Truthout has published both original pieces and reprints that are highly critical — uncompromisingly critical — of Hillary Clinton.

Truthout does not endorse political candidates in any race. We see it as our job to hold the feet of elected officials to the fire, especially when they run for re-election or a new office. In election season, we see it as our role to continue publishing reporting that is grounded in facts about candidates’ policy stances and record, and commentary and analysis that is informative even while opinionated.
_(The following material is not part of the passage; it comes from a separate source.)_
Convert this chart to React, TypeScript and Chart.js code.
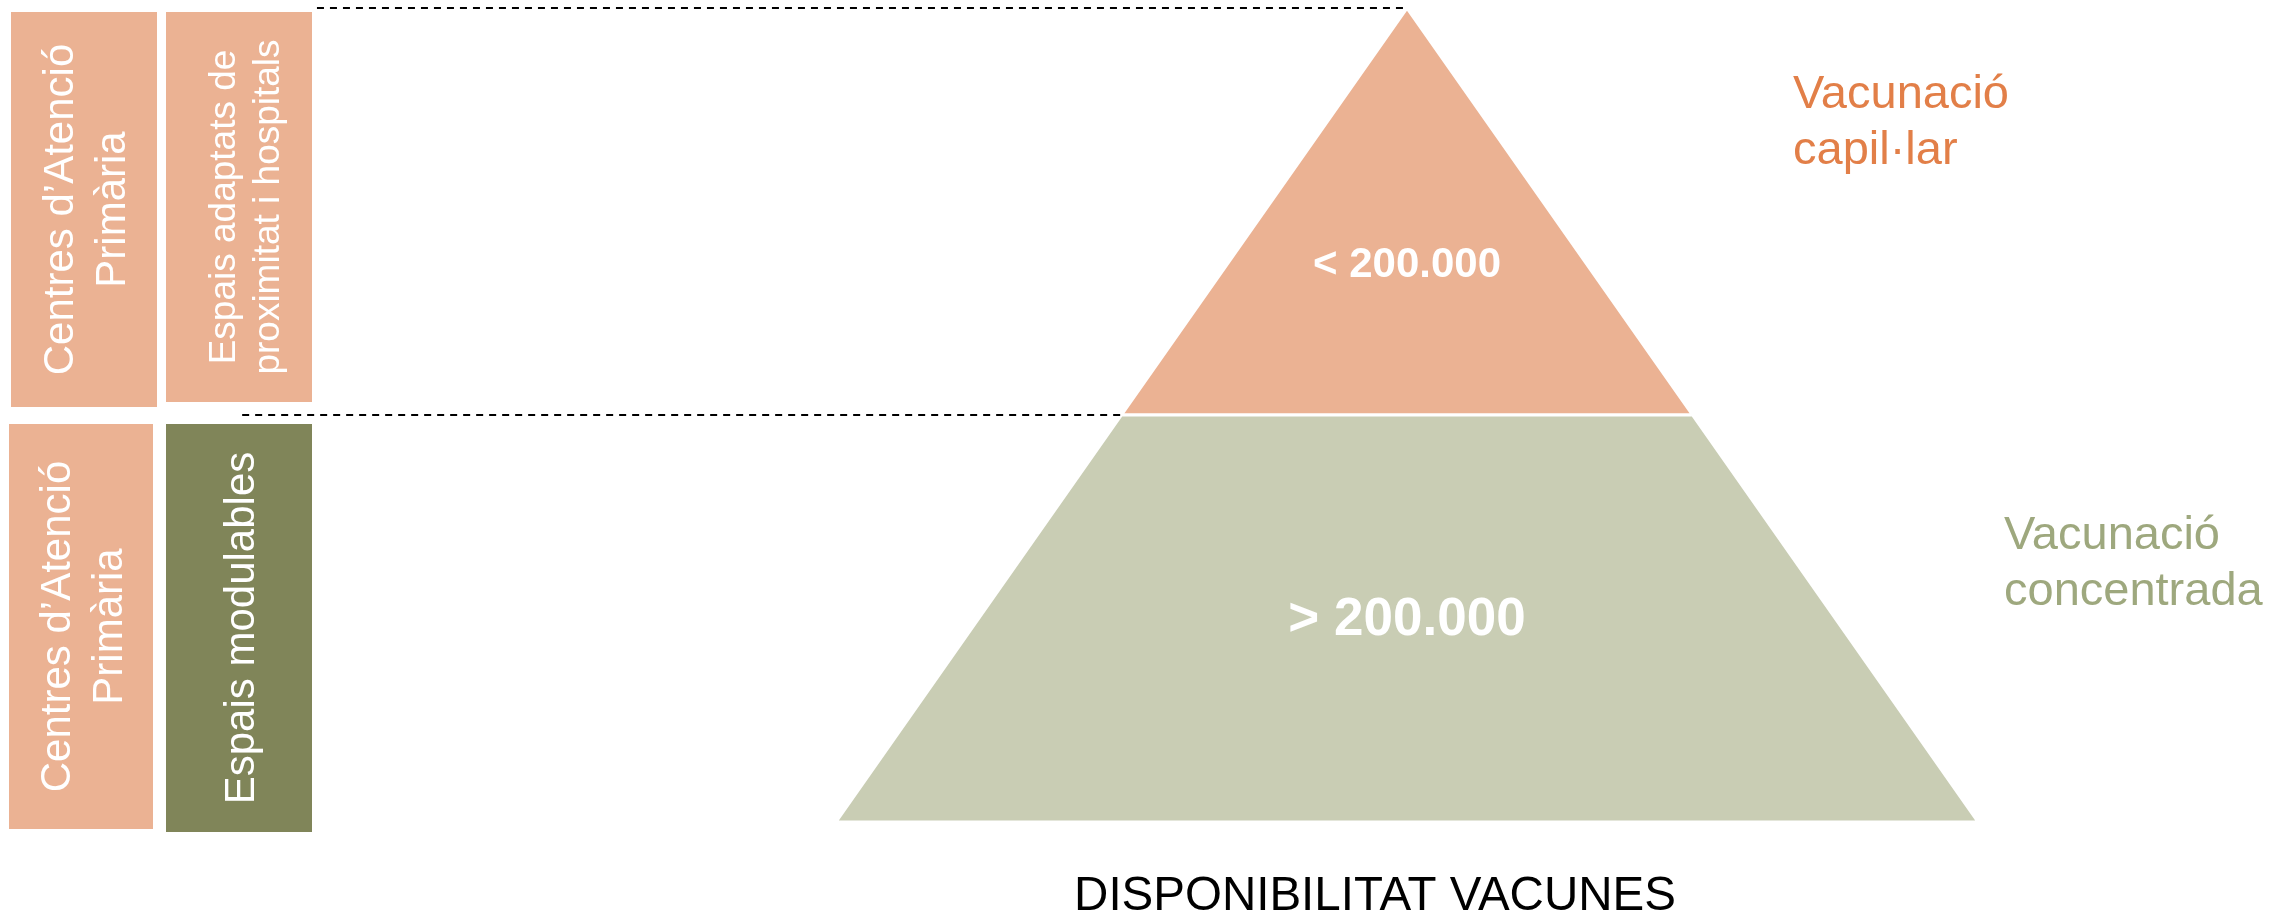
import React, { useEffect, useRef } from "react";
import { Chart, registerables } from "chart.js";

Chart.register(...registerables);

// ---------- DATA ----------
// Pyramid tiers, bottom → top (levels are tier boundaries: 0 = base, 2 = apex)
const tierNames = ["> 200.000", "< 200.000"];
const tierBounds = [0, 1, 2];
const tierColors = ["#C9CDB4", "#EBB293"];
const tierStrategies = [
  ["Vacunació", "concentrada"],
  ["Vacunació", "capil·lar"],
];
const strategyColors = ["#9EA87E", "#E27F48"];
// Left column labels per tier (bottom → top)
const primaryCareLabels = [
  ["Centres d’Atenció", "Primària"],
  ["Centres d’Atenció", "Primària"],
];
const siteLabels = [["Espais modulables"], ["Espais adaptats de", "proximitat i hospitals"]];
const siteColors = ["#808559", "#EBB293"];
const primaryCareColor = "#EBB293";
const axisTitle = "DISPONIBILITAT VACUNES";

// ---------- LAYOUT (styles / positions, not data) ----------
const FONT = "'Liberation Sans', Arial, Helvetica, sans-serif";
const W = 2295;
const H = 916;
const layout = {
  xMin: -2.4641,
  xMax: 1.5552,
  yMin: -0.231,
  yMax: 2.0197,
  tierLabelLevel: [0.506, 1.376],
  tierLabelSize: [53, 42],
  guideStartX: [-2.04, -1.909], // dashed guides at tier tops (bottom, top)
  // pixel boxes: [x, y, w, h]
  primaryBoxes: [
    [9, 424, 144, 405],
    [11, 12, 146, 395],
  ],
  siteBoxes: [
    [166, 424, 146, 408],
    [166, 12, 146, 390],
  ],
  primaryFont: 42,
  primaryGap: 52,
  siteFont: [42, 37],
  siteGap: [52, 44],
  siteShift: [0, 5],
  strategyPos: [
    [2004, 549],
    [1793, 108],
  ],
  strategyFont: 47,
  strategyGap: 56,
  titlePos: [1375, 910],
  titleFont: 47.5,
};

const halfWidth = (level: number) => 1 - level / 2;

function tierPolygon(i: number) {
  const lo = tierBounds[i];
  const hi = tierBounds[i + 1];
  const pts = [
    { x: -halfWidth(lo), y: lo },
    { x: halfWidth(lo), y: lo },
    { x: halfWidth(hi), y: hi },
    { x: -halfWidth(hi), y: hi },
  ];
  pts.push({ ...pts[0] });
  return pts;
}

function drawRotated(
  ctx: CanvasRenderingContext2D,
  lines: string[],
  cx: number,
  cy: number,
  size: number,
  gap: number
) {
  ctx.save();
  ctx.translate(cx, cy);
  ctx.rotate(-Math.PI / 2);
  ctx.font = `${size}px ${FONT}`;
  ctx.textAlign = "center";
  ctx.textBaseline = "alphabetic";
  ctx.fillStyle = "#ffffff";
  const n = lines.length;
  lines.forEach((t, k) => {
    const off = (k - (n - 1) / 2) * gap;
    ctx.fillText(t, 0, off + (size * 0.716) / 2);
  });
  ctx.restore();
}

const diagramPlugin = {
  id: "diagramPlugin",
  beforeDatasetsDraw(chart: any) {
    const ctx: CanvasRenderingContext2D = chart.ctx;
    ctx.save();
    tierNames.forEach((_, i) => {
      const [px, py, pw, ph] = layout.primaryBoxes[i];
      ctx.fillStyle = primaryCareColor;
      ctx.fillRect(px, py, pw, ph);
      drawRotated(ctx, primaryCareLabels[i], px + pw / 2, py + ph / 2, layout.primaryFont, layout.primaryGap);
      const [sx, sy, sw, sh] = layout.siteBoxes[i];
      ctx.fillStyle = siteColors[i];
      ctx.fillRect(sx, sy, sw, sh);
      drawRotated(
        ctx,
        siteLabels[i],
        sx + sw / 2 + layout.siteShift[i],
        sy + sh / 2,
        layout.siteFont[i],
        layout.siteGap[i]
      );
    });
    ctx.restore();
  },
  afterDatasetsDraw(chart: any) {
    const ctx: CanvasRenderingContext2D = chart.ctx;
    const xs = chart.scales.x;
    const ys = chart.scales.y;
    ctx.save();
    // tier labels inside pyramid
    ctx.fillStyle = "#ffffff";
    ctx.textAlign = "center";
    ctx.textBaseline = "alphabetic";
    tierNames.forEach((name, i) => {
      const size = layout.tierLabelSize[i];
      ctx.font = `bold ${size}px ${FONT}`;
      ctx.fillText(
        name,
        xs.getPixelForValue(0),
        ys.getPixelForValue(layout.tierLabelLevel[i]) + (size * 0.716) / 2
      );
    });
    // strategy labels
    ctx.textAlign = "left";
    ctx.font = `${layout.strategyFont}px ${FONT}`;
    tierStrategies.forEach((lines, i) => {
      ctx.fillStyle = strategyColors[i];
      const [x, y] = layout.strategyPos[i];
      lines.forEach((t, k) => ctx.fillText(t, x, y + k * layout.strategyGap));
    });
    // bottom title
    ctx.fillStyle = "#000000";
    ctx.textAlign = "center";
    ctx.font = `${layout.titleFont}px ${FONT}`;
    ctx.fillText(axisTitle, layout.titlePos[0], layout.titlePos[1]);
    ctx.restore();
  },
};

export default function App() {
  const ref = useRef<HTMLCanvasElement | null>(null);

  useEffect(() => {
    if (!ref.current) return;
    const tierSets = tierNames.map((name, i) => ({
      label: name,
      data: tierPolygon(i),
      showLine: true,
      fill: "shape",
      backgroundColor: tierColors[i],
      borderColor: "#ffffff",
      borderWidth: 3,
      pointRadius: 0,
      tension: 0,
      order: 2,
    }));
    const guideSets = tierNames.map((name, i) => {
      const level = tierBounds[i + 1];
      return {
        label: `guide ${name}`,
        data: [
          { x: layout.guideStartX[i], y: level },
          { x: -halfWidth(level), y: level },
        ],
        showLine: true,
        fill: false,
        borderColor: "#000000",
        borderWidth: 2,
        borderDash: [7, 6],
        pointRadius: 0,
        order: 1,
      };
    });

    const chart = new Chart(ref.current, {
      type: "scatter",
      data: { datasets: [...guideSets, ...tierSets] as any },
      options: {
        animation: false,
        responsive: false,
        maintainAspectRatio: false,
        layout: { padding: 0 },
        plugins: {
          legend: { display: false },
          tooltip: { enabled: false },
          title: { display: false },
        },
        events: [],
        scales: {
          x: { type: "linear", min: layout.xMin, max: layout.xMax, display: false },
          y: { type: "linear", min: layout.yMin, max: layout.yMax, display: false },
        },
      },
      plugins: [diagramPlugin],
    });
    return () => chart.destroy();
  }, []);

  return (
    <div style={{ position: "absolute", left: 0, top: 0, width: W, height: H, background: "#fff" }}>
      <canvas ref={ref} width={W} height={H} style={{ display: "block", width: W, height: H }} />
    </div>
  );
}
As part of this role, long before the beginning of this election season and before the announcement of her presidential candidacy, Truthout has published both original pieces and reprints that are highly critical — uncompromisingly critical — of Hillary Clinton.

A far from comprehensive list of such articles includes Liza Featherstone on Hillary Clinton’s “faux feminism,” Robert Naiman on how Clinton enabled the military coup in Honduras while secretary of state in 2009, Mark Karlin on Clinton’s use of war criminal Henry Kissinger as a character reference, an exposé by Truthout staff reporter Candice Bernd on Clinton raking in millions from Wall Street while touting campaign finance reform, a damning indictment by William Rivers Pitt of how she “disgraced herself” by invoking 9/11 to justify taking that Wall Street money, and in-depth pieces from Michael Corcoran on Clinton’s long history of pushing the Democrats to the right, her foreign policy record and her more recent attacks on single-payer health care. This is to say nothing of the many articles that have been more broadly critical of all Democratic candidates who have featured in this election race, the elite Democratic establishment that favors Clinton, the party as a whole, and the current US two-party system.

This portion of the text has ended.